New all-cargo airline to enter China’s booming courier market

New all-cargo airline to enter China’s booming courier market

HONG KONG — A new all-cargo airline will enter greater China’s fast-growing express market next year after a mainland carrier, a Nasdaq-listed aircraft leasing company and an online retailer set up a joint venture to create United Star Express Airlines.

The deal was reached in Tianjin at the Annual China Air Finance Development Summit when Okay Airlines, leasing company ATSG West Limited and retailer Vipshop registered the new freighter operator in Tianjin’s free trade zone with $63 million start-up capital.

It will be established pending approval by China’s regulatory authority and plans to start flight operations in mid-2016, ATSG said in a statement.

United Star Express will mainly serve the rapidly growing express air cargo demand driven by e-commerce growth in China, Taiwan and Hong Kong. From 2010 through 2014, the express market has been growing at an average of 30 percent per year.
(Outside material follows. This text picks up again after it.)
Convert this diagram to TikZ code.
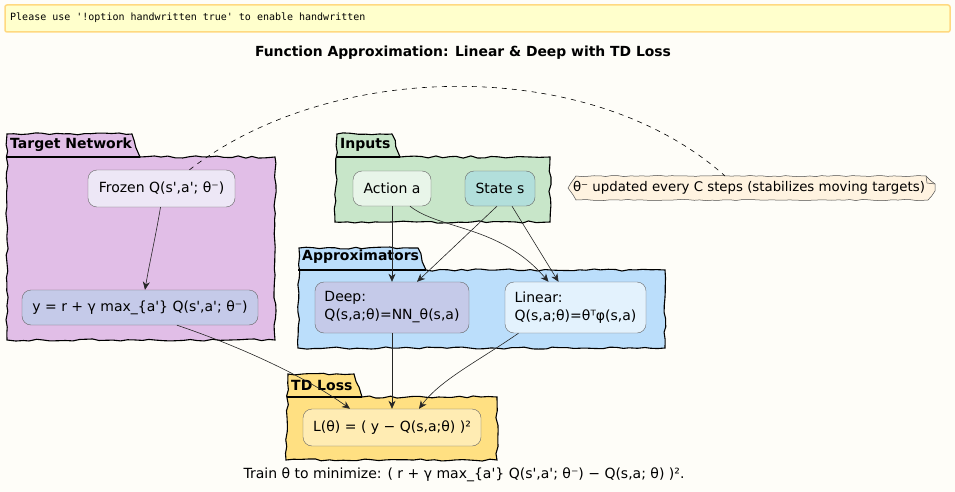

Express air services in China now rely mostly on excess capacity in the belly of passenger aircraft. Fewer than 120 all-cargo freighters operate within China, and only a small portion of those serve express markets.

The mainland’s leading operator in this segment of SF Express, but there is plenty of business to go around. ATSG said the growth rate of China’s e-commerce markets exceeded that of the air express market, and therefore United Star Express will provide third-party express and charter aircraft services that cover the country and surrounding Asia regions to domestic and international express companies. Gradually, the company will add medium and long distance cross-border express and cargo charter services that cover Europe and the America regions.

The growing Chinese courier market is driving investment by integrators such as UPS, which today announced it has expanded its presence in 13 cities across the mainland, improving transit times and extending shipment cut-off times.

“Chinese exporters are now adopting a more customer-centric approach, which requires more collaborative partnerships and logistics support. Our latest enhancements is a response to this demand,” said Richard Loi, president of UPS China.

Okay Airlines was established in 2005 as China’s first private-sector airline and provides passenger and air cargo services within China from its operating bases at Tianjin Binhai International Airport and Changsha Huanghua International Airport. U.S.-based ATSG West Ltd. is a subsidiary of Air Transport Services Group Inc., a turn-key provider of mid-range Boeing freighter aircraft, along with leasing and operating solutions. Vipshop Holdings is an online discount retailer for brands in China.

Okay Airlines will provide the largest share of the registered capital of United Star Express with 43 percent. Okay Airlines chairman Wang Shusheng will be the JV company’s chairman, vice chairman will be Richard Corrado, chief commercial officer of Air Transport Services Group and president of its aircraft leasing subsidiary, Cargo Aircraft Management, Inc.

Within the first year of its flight operations, United Star Express expects to have six small and midsize freighter aircraft, including Boeing 737, Boeing 757 and Boeing 767 planes, to provide safe, high quality, reliable domestic and international air cargo services, the statement said.

Okay Airlines and the other Sino-foreign parties will contribute to the joint venture their individual strengths and resources in airline operational management, international management, market development, government resources, and financial support.

The signing of the JV agreement this week signals the official entry into the preparation phase for United Star Express to start offering services next year.